Can I Own a Condominium in Thailand?

Buying a condominium is perhaps the simplest and easiest option available to foreigners. The only restrictions on purchasing a condominium, are that the percentage of units sold to foreigners cannot exceed forty nine percent (49%) of the total number of units in the condominium block; and that the funds used to buy the condominium have been remitted from abroad and correctly recorded as such by a Thai Bank. Purchases of condominiums by foreign individuals come under the jurisdiction of the Condominium Act B.E. 2535 (1992). The owner of each condominium is issued with a certificate of unit ownership. The certificate also has a statement saying exactly what percentage of rights over the common areas of the building each owner has.


How is a Condominium defined by Thai law?

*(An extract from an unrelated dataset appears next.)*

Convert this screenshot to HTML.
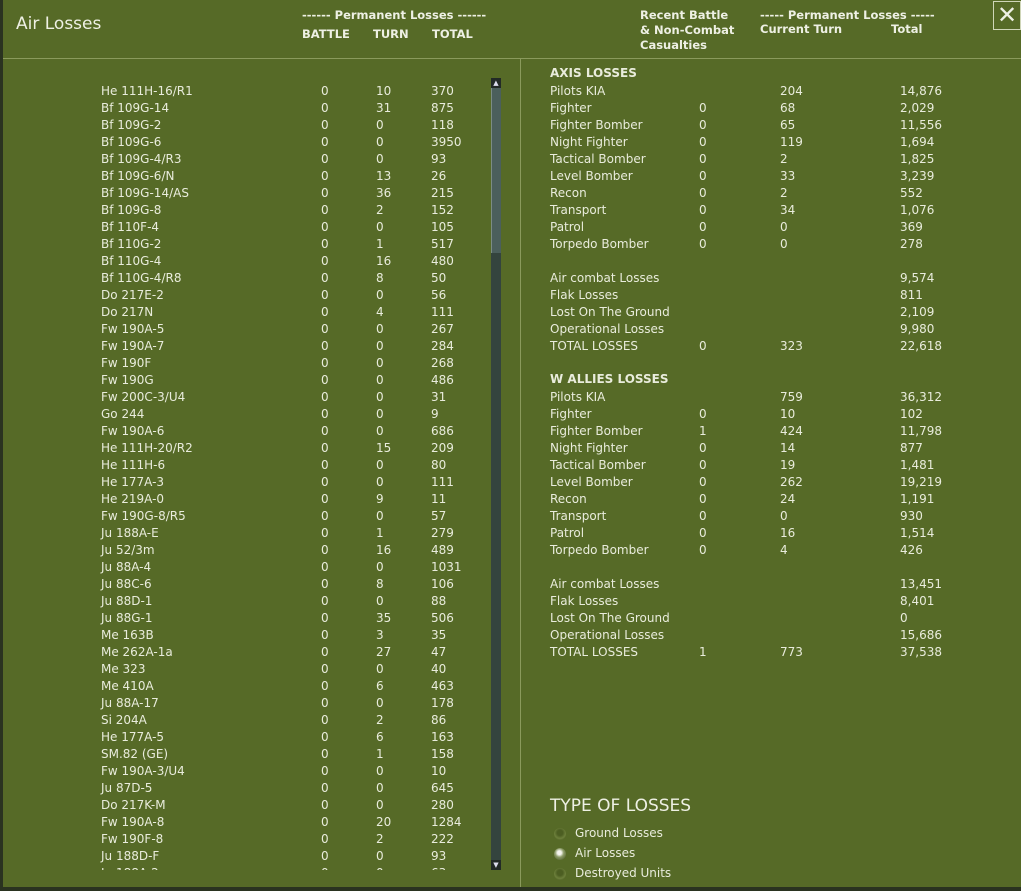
<!DOCTYPE html><html><head><meta charset="utf-8"><style>
*{margin:0;padding:0}
body{width:1021px;height:891px;background:#2a3320;position:relative;overflow:hidden;font-family:"DejaVu Sans","Liberation Sans",sans-serif;color:#e9ecdc}
#bg{position:absolute;left:3px;top:0;width:1018px;height:887px;background:#566a27}
.hd{position:absolute;font-weight:bold;font-size:11.5px;color:#eef0e4;white-space:nowrap}
.r{position:absolute;height:17px;line-height:17px;font-size:12px;white-space:nowrap;left:0;width:1021px}
.r span{position:absolute}
#list{position:absolute;left:0;top:83px;width:490px;height:787px;overflow:hidden}
.a{left:101px}.b{left:321px}.c{left:376px}.d{left:431px}
.e{left:550px}.f{left:699px}.g{left:780px}.h{left:900px}
.rad{position:absolute;left:554px;width:12px;height:12px;border-radius:50%;background:radial-gradient(circle at 50% 40%,#4c5e22 30%,#6c7f3a 60%,#3e4d1c 100%)}
</style></head><body>
<div id="bg"></div>
<div style="position:absolute;left:3px;top:58px;width:1018px;height:1px;background:#8a9a5c"></div>
<div style="position:absolute;left:520px;top:59px;width:1px;height:828px;background:#8a9a5c"></div>
<div style="position:absolute;left:16px;top:14px;font-size:17px;color:#eef0e4">Air Losses</div>
<div class="hd" style="left:302px;top:8px">------ Permanent Losses ------</div>
<div class="hd" style="left:302px;top:27px">BATTLE</div>
<div class="hd" style="left:373px;top:27px">TURN</div>
<div class="hd" style="left:432px;top:27px">TOTAL</div>
<div class="hd" style="left:640px;top:8px;line-height:15px">Recent Battle<br>&amp; Non-Combat<br>Casualties</div>
<div class="hd" style="left:760px;top:8px">----- Permanent Losses -----</div>
<div class="hd" style="left:760px;top:22px">Current Turn</div>
<div class="hd" style="left:891px;top:22px">Total</div>
<div style="position:absolute;left:993px;top:1px;width:26px;height:27px;border:1px solid #cfd6b8;color:#eef0e4;font-size:24px;line-height:26px;text-align:center">✕</div>
<div style="position:absolute;left:491px;top:78px;width:10px;height:792px;background:#34443e"></div>
<div style="position:absolute;left:491px;top:88px;width:10px;height:165px;background:#4b5f5c;border-left:1px solid #7b8c84;box-sizing:border-box"></div>
<div style="position:absolute;left:491px;top:78px;width:10px;height:10px;background:#222a26;color:#dde;font-size:7px;text-align:center;line-height:10px">▲</div>
<div style="position:absolute;left:491px;top:860px;width:10px;height:10px;background:#222a26;color:#dde;font-size:7px;text-align:center;line-height:10px">▼</div>
<div id="list">
<div class="r" style="top:0px"><span class="a">He 111H-16/R1</span><span class="b">0</span><span class="c">10</span><span class="d">370</span></div>
<div class="r" style="top:17px"><span class="a">Bf 109G-14</span><span class="b">0</span><span class="c">31</span><span class="d">875</span></div>
<div class="r" style="top:34px"><span class="a">Bf 109G-2</span><span class="b">0</span><span class="c">0</span><span class="d">118</span></div>
<div class="r" style="top:51px"><span class="a">Bf 109G-6</span><span class="b">0</span><span class="c">0</span><span class="d">3950</span></div>
<div class="r" style="top:68px"><span class="a">Bf 109G-4/R3</span><span class="b">0</span><span class="c">0</span><span class="d">93</span></div>
<div class="r" style="top:85px"><span class="a">Bf 109G-6/N</span><span class="b">0</span><span class="c">13</span><span class="d">26</span></div>
<div class="r" style="top:102px"><span class="a">Bf 109G-14/AS</span><span class="b">0</span><span class="c">36</span><span class="d">215</span></div>
<div class="r" style="top:119px"><span class="a">Bf 109G-8</span><span class="b">0</span><span class="c">2</span><span class="d">152</span></div>
<div class="r" style="top:136px"><span class="a">Bf 110F-4</span><span class="b">0</span><span class="c">0</span><span class="d">105</span></div>
<div class="r" style="top:153px"><span class="a">Bf 110G-2</span><span class="b">0</span><span class="c">1</span><span class="d">517</span></div>
<div class="r" style="top:170px"><span class="a">Bf 110G-4</span><span class="b">0</span><span class="c">16</span><span class="d">480</span></div>
<div class="r" style="top:187px"><span class="a">Bf 110G-4/R8</span><span class="b">0</span><span class="c">8</span><span class="d">50</span></div>
<div class="r" style="top:204px"><span class="a">Do 217E-2</span><span class="b">0</span><span class="c">0</span><span class="d">56</span></div>
<div class="r" style="top:221px"><span class="a">Do 217N</span><span class="b">0</span><span class="c">4</span><span class="d">111</span></div>
<div class="r" style="top:238px"><span class="a">Fw 190A-5</span><span class="b">0</span><span class="c">0</span><span class="d">267</span></div>
<div class="r" style="top:255px"><span class="a">Fw 190A-7</span><span class="b">0</span><span class="c">0</span><span class="d">284</span></div>
<div class="r" style="top:272px"><span class="a">Fw 190F</span><span class="b">0</span><span class="c">0</span><span class="d">268</span></div>
<div class="r" style="top:289px"><span class="a">Fw 190G</span><span class="b">0</span><span class="c">0</span><span class="d">486</span></div>
<div class="r" style="top:306px"><span class="a">Fw 200C-3/U4</span><span class="b">0</span><span class="c">0</span><span class="d">31</span></div>
<div class="r" style="top:323px"><span class="a">Go 244</span><span class="b">0</span><span class="c">0</span><span class="d">9</span></div>
<div class="r" style="top:340px"><span class="a">Fw 190A-6</span><span class="b">0</span><span class="c">0</span><span class="d">686</span></div>
<div class="r" style="top:357px"><span class="a">He 111H-20/R2</span><span class="b">0</span><span class="c">15</span><span class="d">209</span></div>
<div class="r" style="top:374px"><span class="a">He 111H-6</span><span class="b">0</span><span class="c">0</span><span class="d">80</span></div>
<div class="r" style="top:391px"><span class="a">He 177A-3</span><span class="b">0</span><span class="c">0</span><span class="d">111</span></div>
<div class="r" style="top:408px"><span class="a">He 219A-0</span><span class="b">0</span><span class="c">9</span><span class="d">11</span></div>
<div class="r" style="top:425px"><span class="a">Fw 190G-8/R5</span><span class="b">0</span><span class="c">0</span><span class="d">57</span></div>
<div class="r" style="top:442px"><span class="a">Ju 188A-E</span><span class="b">0</span><span class="c">1</span><span class="d">279</span></div>
<div class="r" style="top:459px"><span class="a">Ju 52/3m</span><span class="b">0</span><span class="c">16</span><span class="d">489</span></div>
<div class="r" style="top:476px"><span class="a">Ju 88A-4</span><span class="b">0</span><span class="c">0</span><span class="d">1031</span></div>
<div class="r" style="top:493px"><span class="a">Ju 88C-6</span><span class="b">0</span><span class="c">8</span><span class="d">106</span></div>
<div class="r" style="top:510px"><span class="a">Ju 88D-1</span><span class="b">0</span><span class="c">0</span><span class="d">88</span></div>
<div class="r" style="top:527px"><span class="a">Ju 88G-1</span><span class="b">0</span><span class="c">35</span><span class="d">506</span></div>
<div class="r" style="top:544px"><span class="a">Me 163B</span><span class="b">0</span><span class="c">3</span><span class="d">35</span></div>
<div class="r" style="top:561px"><span class="a">Me 262A-1a</span><span class="b">0</span><span class="c">27</span><span class="d">47</span></div>
<div class="r" style="top:578px"><span class="a">Me 323</span><span class="b">0</span><span class="c">0</span><span class="d">40</span></div>
<div class="r" style="top:595px"><span class="a">Me 410A</span><span class="b">0</span><span class="c">6</span><span class="d">463</span></div>
<div class="r" style="top:612px"><span class="a">Ju 88A-17</span><span class="b">0</span><span class="c">0</span><span class="d">178</span></div>
<div class="r" style="top:629px"><span class="a">Si 204A</span><span class="b">0</span><span class="c">2</span><span class="d">86</span></div>
<div class="r" style="top:646px"><span class="a">He 177A-5</span><span class="b">0</span><span class="c">6</span><span class="d">163</span></div>
<div class="r" style="top:663px"><span class="a">SM.82 (GE)</span><span class="b">0</span><span class="c">1</span><span class="d">158</span></div>
<div class="r" style="top:680px"><span class="a">Fw 190A-3/U4</span><span class="b">0</span><span class="c">0</span><span class="d">10</span></div>
<div class="r" style="top:697px"><span class="a">Ju 87D-5</span><span class="b">0</span><span class="c">0</span><span class="d">645</span></div>
<div class="r" style="top:714px"><span class="a">Do 217K-M</span><span class="b">0</span><span class="c">0</span><span class="d">280</span></div>
<div class="r" style="top:731px"><span class="a">Fw 190A-8</span><span class="b">0</span><span class="c">20</span><span class="d">1284</span></div>
<div class="r" style="top:748px"><span class="a">Fw 190F-8</span><span class="b">0</span><span class="c">2</span><span class="d">222</span></div>
<div class="r" style="top:765px"><span class="a">Ju 188D-F</span><span class="b">0</span><span class="c">0</span><span class="d">93</span></div>
<div class="r" style="top:782px"><span class="a">Ju 188A-2</span><span class="b">0</span><span class="c">0</span><span class="d">63</span></div>
</div>
<div class="r" style="top:65px"><span class="e" style="font-weight:bold;font-size:12px">AXIS LOSSES</span></div>
<div class="r" style="top:83px"><span class="e">Pilots KIA</span><span class="g">204</span><span class="h">14,876</span></div>
<div class="r" style="top:100px"><span class="e">Fighter</span><span class="f">0</span><span class="g">68</span><span class="h">2,029</span></div>
<div class="r" style="top:117px"><span class="e">Fighter Bomber</span><span class="f">0</span><span class="g">65</span><span class="h">11,556</span></div>
<div class="r" style="top:134px"><span class="e">Night Fighter</span><span class="f">0</span><span class="g">119</span><span class="h">1,694</span></div>
<div class="r" style="top:151px"><span class="e">Tactical Bomber</span><span class="f">0</span><span class="g">2</span><span class="h">1,825</span></div>
<div class="r" style="top:168px"><span class="e">Level Bomber</span><span class="f">0</span><span class="g">33</span><span class="h">3,239</span></div>
<div class="r" style="top:185px"><span class="e">Recon</span><span class="f">0</span><span class="g">2</span><span class="h">552</span></div>
<div class="r" style="top:202px"><span class="e">Transport</span><span class="f">0</span><span class="g">34</span><span class="h">1,076</span></div>
<div class="r" style="top:219px"><span class="e">Patrol</span><span class="f">0</span><span class="g">0</span><span class="h">369</span></div>
<div class="r" style="top:236px"><span class="e">Torpedo Bomber</span><span class="f">0</span><span class="g">0</span><span class="h">278</span></div>
<div class="r" style="top:270px"><span class="e">Air combat Losses</span><span class="h">9,574</span></div>
<div class="r" style="top:287px"><span class="e">Flak Losses</span><span class="h">811</span></div>
<div class="r" style="top:304px"><span class="e">Lost On The Ground</span><span class="h">2,109</span></div>
<div class="r" style="top:321px"><span class="e">Operational Losses</span><span class="h">9,980</span></div>
<div class="r" style="top:338px"><span class="e">TOTAL LOSSES</span><span class="f">0</span><span class="g">323</span><span class="h">22,618</span></div>
<div class="r" style="top:371px"><span class="e" style="font-weight:bold;font-size:12px">W ALLIES LOSSES</span></div>
<div class="r" style="top:389px"><span class="e">Pilots KIA</span><span class="g">759</span><span class="h">36,312</span></div>
<div class="r" style="top:406px"><span class="e">Fighter</span><span class="f">0</span><span class="g">10</span><span class="h">102</span></div>
<div class="r" style="top:423px"><span class="e">Fighter Bomber</span><span class="f">1</span><span class="g">424</span><span class="h">11,798</span></div>
<div class="r" style="top:440px"><span class="e">Night Fighter</span><span class="f">0</span><span class="g">14</span><span class="h">877</span></div>
<div class="r" style="top:457px"><span class="e">Tactical Bomber</span><span class="f">0</span><span class="g">19</span><span class="h">1,481</span></div>
<div class="r" style="top:474px"><span class="e">Level Bomber</span><span class="f">0</span><span class="g">262</span><span class="h">19,219</span></div>
<div class="r" style="top:491px"><span class="e">Recon</span><span class="f">0</span><span class="g">24</span><span class="h">1,191</span></div>
<div class="r" style="top:508px"><span class="e">Transport</span><span class="f">0</span><span class="g">0</span><span class="h">930</span></div>
<div class="r" style="top:525px"><span class="e">Patrol</span><span class="f">0</span><span class="g">16</span><span class="h">1,514</span></div>
<div class="r" style="top:542px"><span class="e">Torpedo Bomber</span><span class="f">0</span><span class="g">4</span><span class="h">426</span></div>
<div class="r" style="top:576px"><span class="e">Air combat Losses</span><span class="h">13,451</span></div>
<div class="r" style="top:593px"><span class="e">Flak Losses</span><span class="h">8,401</span></div>
<div class="r" style="top:610px"><span class="e">Lost On The Ground</span><span class="h">0</span></div>
<div class="r" style="top:627px"><span class="e">Operational Losses</span><span class="h">15,686</span></div>
<div class="r" style="top:644px"><span class="e">TOTAL LOSSES</span><span class="f">1</span><span class="g">773</span><span class="h">37,538</span></div>
<div style="position:absolute;left:550px;top:796px;font-size:17px;color:#eef0e4">TYPE OF LOSSES</div>
<div class="rad" style="top:828px"></div>
<div class="rad" style="top:848px;background:radial-gradient(circle at 45% 40%,#f4f4ee 20%,#8a9a66 45%,#3e4d1c 100%)"></div>
<div class="rad" style="top:868px"></div>
<div class="r" style="top:825px"><span style="left:575px">Ground Losses</span></div>
<div class="r" style="top:845px"><span style="left:575px">Air Losses</span></div>
<div class="r" style="top:865px"><span style="left:575px">Destroyed Units</span></div>
</body></html>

According to the Condominium Act B.E. 2522 (A.D. 1979), a condominium is defined as a building that can have its separate portions sold to individuals or groups for personal property ownership.


What classes of foreigners may purchase condominiums in Thailand?

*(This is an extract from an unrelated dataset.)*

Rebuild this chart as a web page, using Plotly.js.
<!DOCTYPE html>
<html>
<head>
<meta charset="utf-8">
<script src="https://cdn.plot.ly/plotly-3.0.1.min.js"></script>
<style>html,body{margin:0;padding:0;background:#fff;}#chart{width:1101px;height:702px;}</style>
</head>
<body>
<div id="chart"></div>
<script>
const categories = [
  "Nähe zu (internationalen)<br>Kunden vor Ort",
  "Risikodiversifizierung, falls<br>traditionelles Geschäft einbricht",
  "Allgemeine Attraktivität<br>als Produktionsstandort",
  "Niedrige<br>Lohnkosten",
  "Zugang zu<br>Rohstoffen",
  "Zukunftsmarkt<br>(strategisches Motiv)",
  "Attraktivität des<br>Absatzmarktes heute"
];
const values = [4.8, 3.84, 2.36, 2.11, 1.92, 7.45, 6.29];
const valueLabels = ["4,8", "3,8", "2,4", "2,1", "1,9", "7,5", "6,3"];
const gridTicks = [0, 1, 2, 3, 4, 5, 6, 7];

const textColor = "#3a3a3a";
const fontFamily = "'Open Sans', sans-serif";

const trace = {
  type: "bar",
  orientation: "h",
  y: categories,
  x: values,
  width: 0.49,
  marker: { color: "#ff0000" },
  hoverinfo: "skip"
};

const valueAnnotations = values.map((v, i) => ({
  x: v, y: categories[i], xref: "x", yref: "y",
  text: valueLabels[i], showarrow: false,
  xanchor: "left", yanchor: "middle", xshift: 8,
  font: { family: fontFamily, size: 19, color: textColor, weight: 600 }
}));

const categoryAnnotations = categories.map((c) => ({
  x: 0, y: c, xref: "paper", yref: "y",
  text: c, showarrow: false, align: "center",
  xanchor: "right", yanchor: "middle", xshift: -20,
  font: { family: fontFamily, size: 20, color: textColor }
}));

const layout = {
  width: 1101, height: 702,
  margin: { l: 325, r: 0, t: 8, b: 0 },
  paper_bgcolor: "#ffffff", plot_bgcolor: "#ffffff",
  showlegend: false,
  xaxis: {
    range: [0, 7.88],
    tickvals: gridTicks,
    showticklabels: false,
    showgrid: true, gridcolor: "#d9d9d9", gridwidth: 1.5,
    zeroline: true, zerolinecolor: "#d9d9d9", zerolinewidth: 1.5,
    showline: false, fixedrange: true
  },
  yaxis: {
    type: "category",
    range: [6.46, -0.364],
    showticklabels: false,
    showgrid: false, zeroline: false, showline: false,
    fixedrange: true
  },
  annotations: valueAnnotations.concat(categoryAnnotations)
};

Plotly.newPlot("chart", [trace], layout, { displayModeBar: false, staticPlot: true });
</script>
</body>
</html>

Foreign investors as well as other foreigners may own condominiums in the Kingdom of Thailand under certain circumstances.


What types of Condominiums are available for foreigners to purchase?

Certain condominium buildings allow for foreigners to purchase condos in free hold (fee simple). The condominium buildings are located in specified metropolitan areas and may have limits on the amount of units available for sale to foreigners.


What are the requirements for a foreign individual or organization to purchase a condominium in Thailand?

In order to purchase a condominium certain requirements must be met, for example: 1: A foreigner has permanent residence in Thailand in accordance with Thai Immigration Law, or 2: A foreigner is allowed into or resides in Thailand in accordance with Thai Investment Promotion Law, or 3: A foreigner or foreign legal entity who brings foreign currency into Thailand, or brings in Baht currency from the account of a person residing abroad, or uses foreign currency from their deposit account. This requirement is normally met by the presentation of a Tor Tor 3 form which is provided by the bank receiving an incoming remittance from abroad.


What is a Tor Tor Sam (3)?

A Tor Tor Sam (3) is an official bank document issued by the receiving bank upon the receipt of foreign currency into your bank account in Thailand. You must request a Tor Tor Sam from your bank when you are remitting funds to Thailand for the purpose of purchasing a condominium, and the Tor Tor Sam must specify that the remittance be solely for the purpose of purchasing a property - Code 5.22


Are there any restrictions to this ownership?

In many areas of Thailand a foreigner or foreign legal entity can acquire up to, but not exceeding, 49% of the total floor area of the combined condominium units. However, more that 49% of ownership may be allowable in certain condominium buildings in Greater Bangkok and various other municipalities and districts according to Ministerial Regulations.


What is the most typical way for a foreigner to purchase a condominium in Thailand?

Most Foreigners purchase a condominium by showing evidence of an incoming remittance of foreign currency into their bank account from abroad as demonstrated by a valid Tor Tor 3 form from a Thai Bank.


Can ownership of a condominium be inherited by a foreigner?

Property ownership of a condominium can be inherited if the heir to ownership meets one of the original criteria for foreign ownership. Otherwise the condominium must be sold within one year of inheritance.


Are condominium long-term leases available?

Yes. Condominiums may be leased to foreigners for periods of up to 30 years and may have options to renew. Leases of greater than 3 years are required to be registered with the Land Department.